London's housing target jumps to 87,992 homes: what the revised NPPF means for delivery, land values and borough pipelines
A target that dwarfs recent delivery
London's new annual housing requirement under the revised National Planning Policy Framework (NPPF) has landed at 87,992 homes a year. To put that in context, the capital hasn't delivered anywhere close to that figure in over a decade. Annual net completions in London have typically sat in the 35,000–40,000 range in recent years, meaning the new target implies roughly a doubling of current output.
For developers, lenders and investors, the number itself matters less than what it signals: a renewed push for local authorities to allocate land, speed up decisions, and justify green belt or brownfield release where supply is constrained. The revised standard method removes much of the discretion councils previously had to argue their way down from centrally calculated figures, which means the gap between target and delivery is about to become a much more visible political and commercial issue.
Why the number moved
The revised NPPF recalibrated the standard method formula, leaning more heavily on affordability ratios and stock uplift assumptions than the previous approach. London's high price-to-income ratio pushes its number up disproportionately compared with regions where affordability pressure is less acute. The result is a target that borough leaders are already describing as difficult to reconcile with land availability, especially in outer London boroughs with limited brownfield capacity.
Borough-level pipeline pressure will be uneven
Not every borough faces this pressure equally. REalyse's planning pipeline data tracks live and historic applications by unit count, site area, and status across every London local authority, and the picture it shows is one of concentration rather than even distribution. A handful of boroughs — typically those with large brownfield regeneration zones such as former industrial land in east and southeast London — already carry a disproportionate share of consented units in the pipeline. Others, particularly lower-density outer boroughs with significant green belt coverage, have comparatively thin consented pipelines relative to their new targets.
This matters for anyone underwriting development sites. A borough with a large gap between its NPPF target and its consented pipeline is one where planning risk is elevated but also where councils face the strongest pressure to grant permissions, approve density uplifts, or release marginal land. Cross-referencing planning application data with land parcel flags for brownfield and greenbelt status is a useful way to identify where that pressure is most likely to translate into new sites coming forward, rather than just where it's talked about.

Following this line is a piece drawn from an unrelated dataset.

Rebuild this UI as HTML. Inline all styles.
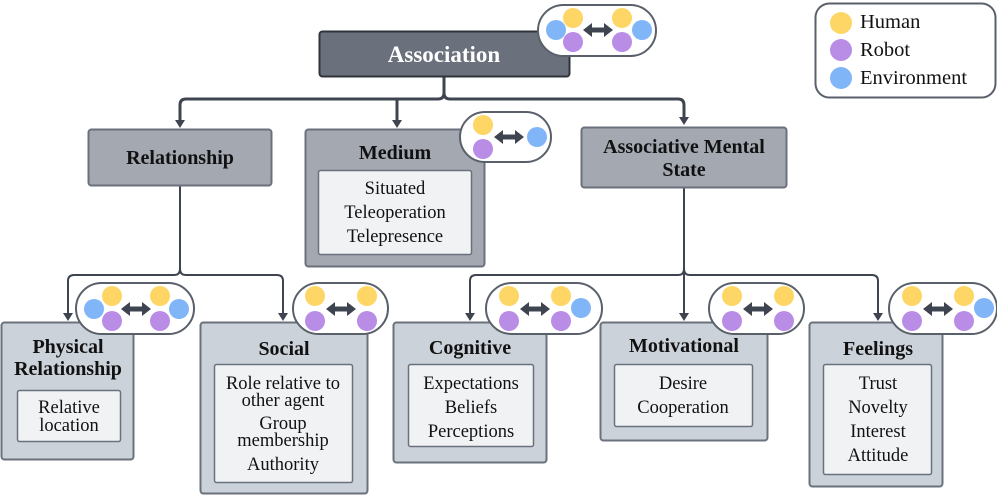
<!DOCTYPE html>
<html><head><meta charset="utf-8"><style>
html,body{margin:0;padding:0;background:#fff;}
svg{display:block;}
text{font-family:"Liberation Serif",serif;fill:#111;text-anchor:middle;}
.t{font-weight:bold;font-size:20px;}
.i{font-size:18.5px;}
</style></head><body>
<svg width="997" height="495" viewBox="0 0 997 495" xmlns="http://www.w3.org/2000/svg">
<g fill="none" stroke="#3f4550" stroke-linecap="round">
<path d="M444,77 V93 Q444,99 438,99 H186 Q180,99 180,105 V120" stroke-width="3"/>
<path d="M444,93 Q444,99 450,99 H678 Q684,99 684,105 V117" stroke-width="3"/>
<path d="M397,99 V120" stroke-width="3"/>
<path d="M175,120 L180,128 L185,120 z" fill="#3f4550" stroke="none"/>
<path d="M392,120 L397,128 L402,120 z" fill="#3f4550" stroke="none"/>
<path d="M679,117 L684,125 L689,117 z" fill="#3f4550" stroke="none"/>
<path d="M180,186 V269 Q180,275 174,275 H74 Q68,275 68,281 V314" stroke-width="2"/>
<path d="M180,269 Q180,275 186,275 H277 Q283,275 283,281 V314" stroke-width="2"/>
<path d="M63,313 L68,321 L73,313 z" fill="#3f4550" stroke="none"/>
<path d="M278,313 L283,321 L288,313 z" fill="#3f4550" stroke="none"/>
<path d="M684,188 V269 Q684,275 678,275 H476 Q470,275 470,281 V314" stroke-width="2"/>
<path d="M684,269 Q684,275 690,275 H872 Q878,275 878,281 V314" stroke-width="2"/>
<path d="M684,269 V314" stroke-width="2"/>
<path d="M465,313 L470,321 L475,313 z" fill="#3f4550" stroke="none"/>
<path d="M679,313 L684,321 L689,313 z" fill="#3f4550" stroke="none"/>
<path d="M873,313 L878,321 L883,313 z" fill="#3f4550" stroke="none"/>
</g>

<rect x="319.5" y="31.5" width="250" height="45" rx="3" fill="#6b717c" stroke="#2f343b" stroke-width="2"/>
<text x="444" y="62" style="font-weight:bold;font-size:23px;fill:#fff">Association</text>

<rect x="88.5" y="129.5" width="183" height="56" rx="3" fill="#a3a8b1" stroke="#6b717c" stroke-width="2"/>
<text class="t" x="180" y="164">Relationship</text>

<rect x="305.5" y="129.5" width="179" height="137" rx="3" fill="#a3a8b1" stroke="#6b717c" stroke-width="2"/>
<text class="t" x="395" y="159">Medium</text>
<rect x="318.5" y="170.5" width="153" height="84" rx="2" fill="#f1f2f4" stroke="#6b717c" stroke-width="1.5"/>
<text class="i" x="395" y="194">Situated</text>
<text class="i" x="395" y="218">Teleoperation</text>
<text class="i" x="395" y="242">Telepresence</text>

<rect x="581.5" y="127.5" width="205" height="60" rx="3" fill="#a3a8b1" stroke="#6b717c" stroke-width="2"/>
<text class="t" x="684" y="153">Associative Mental</text>
<text class="t" x="684" y="176">State</text>

<rect x="1.5" y="322.5" width="132" height="137" rx="3" fill="#cbd2da" stroke="#6b717c" stroke-width="2"/>
<text class="t" x="68" y="353">Physical</text>
<text class="t" x="68" y="375">Relationship</text>
<rect x="17.5" y="390.5" width="103" height="51" rx="2" fill="#f1f2f4" stroke="#6b717c" stroke-width="1.5"/>
<text class="i" x="69" y="413">Relative</text>
<text class="i" x="69" y="431">location</text>

<rect x="200.5" y="322.5" width="167" height="171" rx="3" fill="#cbd2da" stroke="#6b717c" stroke-width="2"/>
<text class="t" x="284" y="355">Social</text>
<rect x="214.5" y="364.5" width="138" height="118" rx="2" fill="#f1f2f4" stroke="#6b717c" stroke-width="1.5"/>
<text class="i" x="283" y="389">Role relative to</text>
<text class="i" x="283" y="406">other agent</text>
<text class="i" x="283" y="429">Group</text>
<text class="i" x="283" y="446">membership</text>
<text class="i" x="283" y="470">Authority</text>

<rect x="393.5" y="322.5" width="153" height="140" rx="3" fill="#cbd2da" stroke="#6b717c" stroke-width="2"/>
<text class="t" x="470" y="354">Cognitive</text>
<rect x="408.5" y="364.5" width="125" height="82" rx="2" fill="#f1f2f4" stroke="#6b717c" stroke-width="1.5"/>
<text class="i" x="471" y="389">Expectations</text>
<text class="i" x="471" y="413">Beliefs</text>
<text class="i" x="471" y="437">Perceptions</text>

<rect x="600.5" y="322.5" width="167" height="118" rx="3" fill="#cbd2da" stroke="#6b717c" stroke-width="2"/>
<text class="t" x="684" y="352">Motivational</text>
<rect x="614.5" y="364.5" width="138" height="62" rx="2" fill="#f1f2f4" stroke="#6b717c" stroke-width="1.5"/>
<text class="i" x="683" y="389">Desire</text>
<text class="i" x="683" y="413">Cooperation</text>

<rect x="809.5" y="322.5" width="133" height="164" rx="3" fill="#cbd2da" stroke="#6b717c" stroke-width="2"/>
<text class="t" x="878" y="355">Feelings</text>
<rect x="823.5" y="364.5" width="108" height="110" rx="2" fill="#f1f2f4" stroke="#6b717c" stroke-width="1.5"/>
<text class="i" x="878" y="389">Trust</text>
<text class="i" x="878" y="413">Novelty</text>
<text class="i" x="878" y="437">Interest</text>
<text class="i" x="878" y="461">Attitude</text>

<g stroke="#5a606a" stroke-width="2" fill="#fff">
<rect x="538" y="5" width="118" height="51" rx="25.5"/>
<rect x="460" y="112" width="91" height="50" rx="25"/>
<rect x="76" y="283" width="118" height="51" rx="25.5"/>
<rect x="293" y="283" width="95" height="51" rx="25.5"/>
<rect x="486" y="283" width="116" height="51" rx="25.5"/>
<rect x="709" y="283" width="95" height="51" rx="25.5"/>
<rect x="889" y="283" width="108" height="51" rx="25.5"/>
<rect x="815.5" y="3.5" width="180" height="94" rx="14"/>
</g>
<g>
<circle cx="556" cy="30" r="10" fill="#80b6f8"/><circle cx="573" cy="18" r="10" fill="#fdd665"/><circle cx="573" cy="42" r="10" fill="#b98ce6"/>
<circle cx="622" cy="18" r="10" fill="#fdd665"/><circle cx="622" cy="42" r="10" fill="#b98ce6"/><circle cx="642" cy="30" r="10" fill="#80b6f8"/>
<circle cx="483" cy="125" r="10" fill="#fdd665"/><circle cx="483" cy="149" r="10" fill="#b98ce6"/><circle cx="537" cy="137" r="10" fill="#80b6f8"/>
<circle cx="94" cy="309" r="10" fill="#80b6f8"/><circle cx="112" cy="296" r="10" fill="#fdd665"/><circle cx="112" cy="321" r="10" fill="#b98ce6"/>
<circle cx="160" cy="296" r="10" fill="#fdd665"/><circle cx="160" cy="321" r="10" fill="#b98ce6"/><circle cx="179" cy="309" r="10" fill="#80b6f8"/>
<circle cx="315" cy="296" r="10" fill="#fdd665"/><circle cx="315" cy="321" r="10" fill="#b98ce6"/>
<circle cx="367" cy="296" r="10" fill="#fdd665"/><circle cx="367" cy="321" r="10" fill="#b98ce6"/>
<circle cx="509" cy="296" r="10" fill="#fdd665"/><circle cx="509" cy="321" r="10" fill="#b98ce6"/>
<circle cx="561" cy="296" r="10" fill="#fdd665"/><circle cx="561" cy="321" r="10" fill="#b98ce6"/><circle cx="581" cy="308" r="10" fill="#80b6f8"/>
<circle cx="732" cy="296" r="10" fill="#fdd665"/><circle cx="732" cy="321" r="10" fill="#b98ce6"/>
<circle cx="784" cy="296" r="10" fill="#fdd665"/><circle cx="784" cy="321" r="10" fill="#b98ce6"/>
<circle cx="912" cy="296" r="10" fill="#fdd665"/><circle cx="912" cy="321" r="10" fill="#b98ce6"/>
<circle cx="964" cy="296" r="10" fill="#fdd665"/><circle cx="964" cy="321" r="10" fill="#b98ce6"/><circle cx="984" cy="308" r="10" fill="#80b6f8"/>
<circle cx="841" cy="23" r="11" fill="#fdd665"/><circle cx="841" cy="50" r="11" fill="#b98ce6"/><circle cx="841" cy="78" r="11" fill="#80b6f8"/>
</g>
<g fill="#3f4550">
<path d="M0,0 l9,-7 v4.5 h12 v-4.5 l9,7 l-9,7 v-4.5 h-12 v4.5 z" transform="translate(583,30)"/>
<path d="M0,0 l9,-7 v4.5 h12 v-4.5 l9,7 l-9,7 v-4.5 h-12 v4.5 z" transform="translate(494,137)"/>
<path d="M0,0 l9,-7 v4.5 h12 v-4.5 l9,7 l-9,7 v-4.5 h-12 v4.5 z" transform="translate(121,309)"/>
<path d="M0,0 l9,-7 v4.5 h12 v-4.5 l9,7 l-9,7 v-4.5 h-12 v4.5 z" transform="translate(326,309)"/>
<path d="M0,0 l9,-7 v4.5 h12 v-4.5 l9,7 l-9,7 v-4.5 h-12 v4.5 z" transform="translate(520,309)"/>
<path d="M0,0 l9,-7 v4.5 h12 v-4.5 l9,7 l-9,7 v-4.5 h-12 v4.5 z" transform="translate(743,309)"/>
<path d="M0,0 l9,-7 v4.5 h12 v-4.5 l9,7 l-9,7 v-4.5 h-12 v4.5 z" transform="translate(923,309)"/>
</g>
<text x="860" y="28" style="text-anchor:start;font-size:20.5px">Human</text>
<text x="860" y="56" style="text-anchor:start;font-size:20.5px">Robot</text>
<text x="860" y="84" style="text-anchor:start;font-size:20.5px">Environment</text>
</svg>
</body></html>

Build-to-rent as a release valve
One area worth watching closely is Build to Rent (BTR). BTR schemes tend to move through planning faster than build-for-sale, partly because they're often backed by institutional capital with less exposure to sales-market timing risk. REalyse's planning data separately tracks BTR unit volumes within the broader application set, and boroughs actively courting institutional investment may lean on BTR consents to narrow the gap between target and delivery, even if freehold family housing supply remains constrained.
What this means for land values
Higher targets, if they translate into genuine pressure to release land, should in theory increase the pool of developable sites and take some heat out of land values in supply-constrained boroughs. In practice, the transmission mechanism is slower and messier. Land values respond to viability as much as to policy: build costs, planning timelines, and achievable sales or rental values per square foot all feed into what a site is worth to a developer.
REalyse's sold price per square foot data by borough and property type gives a useful anchor for viability modelling here. Where achieved sales values have been flat or softening — a pattern visible across parts of inner London over the past two years — a higher housing target alone won't be enough to make marginal sites stack up. Conversely, boroughs where price per square foot has held up or grown, combined with a genuine loosening of planning constraints, are the more likely candidates for land value uplift as allocations expand. Comparing borough-level asking-to-achieved price discounts alongside days on market can also flag where demand is strong enough to support new supply without denting values.
Lender and investor implications
For lenders assessing development finance and for investors underwriting sites, the revised target changes the risk conversation rather than resolving it. A larger official number doesn't guarantee faster permissions or lower risk premiums; if anything, boroughs under the most pressure may see more contested applications and longer committee timelines in the near term as councils work out how to respond. Tracking planning application status and decision timeframes at the local authority level — rather than relying on the headline target — is the more reliable way to gauge where delivery risk is actually easing.
Outlook
The 87,992 figure is a useful signal of intent, but it's the borough-by-borough response that will determine whether it reshapes delivery in practice. Expect wide variation: some authorities will lean into brownfield regeneration and BTR to close the gap, others will contest allocations or lean on green belt reviews, and a number will simply fall short without meaningful consequence in the short term.
For anyone active in London development or investment, the practical takeaway is to treat the national target as context, not a forecast. Borough-level pipeline data, consented unit volumes, and achieved price and rent trends remain the more reliable guide to where housing delivery — and the land value uplift that comes with it — is genuinely likely to happen over the next few years.